Good for you and lucky you that you got it to work. But for most of us Linux is "nice try, but it's not finished yet" .

fsflover|7 months ago

> That laptop didn't even exist before this year.

Here's your problem. The hardware wasn't designed to run Linux and you gave Linux no time to fix the related problems. Try older hardware or wait.

hdjsbsbzbsbsb|7 months ago

Running as a user where things need to work is not the same as being headless wherrle all you need is CLI access, disk and network ...

My lenovo p14s is a great linux laptop unless you want it to sleep (which it does!) It even wakes up! But 50% of the time the trackpad does not wake up properly ... Making hard to be used as a laptop that I can get things done on

pjmlp|7 months ago

Besides working with it on servers on regular basis, and having had enough with it on desktops and laptops since 1995, last year I managed to get a NUC, where Ubuntu, Red-Hat and SuSE weren't able to boot from the internal SSD or get along with UEFI, only booting from the external drive worked.
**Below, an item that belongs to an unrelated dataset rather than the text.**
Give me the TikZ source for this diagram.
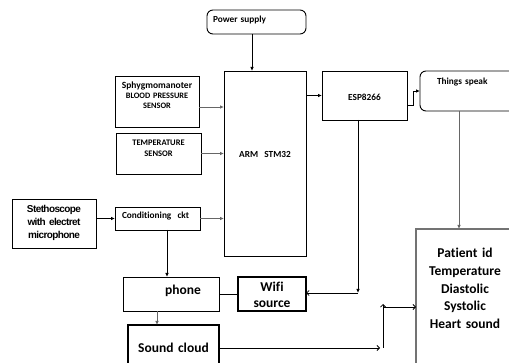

So yeah no problem, and yes I know should have gone to the usual forums asking everyone and their dog if someone before me had ever succeeded installing Linux on this brick.

anthk|7 months ago

I have different opinions. Try my NUC. Reinstall Windows 10 on it; you won't get audio support unless you get especial audio drivers from a shady download URL (usually used from pirating services) linked from the OEM vendors. Windows Update won't help. Neither SDI Tool Origin.

GNU/Linux works, HDMI output et all.